Friday, June 19, 2009

Farm Safety

The Ten Commandments of Tractor Safety

If it sounds serious, it is. In fact, Kubota has developed the “Ten Commandments of Tractor Safety,” not only for its customers but for anyone who comes in contact with a tractor. These important tractor “Ten commandments” include:

Know your tractor, its implements and how they work. Read and understand the operator's manual before operating the equipment.

Also, keep equipment in good working condition.

Use ROPS and a seat belt whenever and wherever applicable. Kubota has provided ROPS as standard equipment on new tractors since 1985 and recommends tractor operators with older models ask their local dealer about retro-fitting their machine with a ROPS.

Be familiar with your terrain and work area – walk the area first to be sure and drive safely. Use special caution on slopes, slow down for all turns and stay off the highway whenever possible.

Never start an engine in a closed shed or garage. Exhaust gas contains carbon monoxide, which is colorless, odorless and deadly.

Always keep your power take-off (PTO) properly shielded. Make it a habit to walk around your tractor and PTO driven implement – never walk over, through or between the tractor and implement, particularly if either is running. An unguarded rotating shaft is very powerful and rotates with enough speed and strength to kill you.

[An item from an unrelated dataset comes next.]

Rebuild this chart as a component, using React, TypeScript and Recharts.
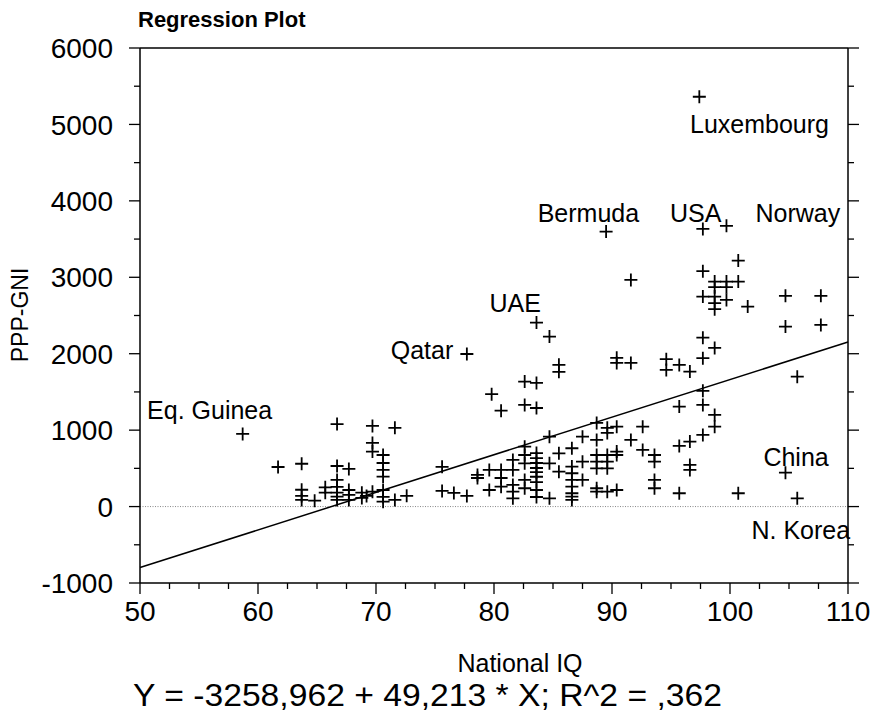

Keep your hitches low and always on the drawbar. Otherwise, your tractor could be at risk of flipping over backwards.

Never get off a moving tractor or leave it with its engine running. Shut it down before leaving the seat. A runaway tractor can be extremely dangerous.

Never refuel while the engine is running or hot. Additionally, do not add coolant to the radiator while the engine is hot; hot coolant can erupt and scald.

Keep all children off and away from your tractor and its implements at all times. Children are generally attracted to tractors and the work they do, but a tractor's work is not child's play. While a child's disappointment is fleeting, your memory of his or her injury or death resulting from riding the tractor with you, or being too close, will last a lifetime.

Never be in a hurry or take chances with your tractor. Think safety first, then take your time and do it right.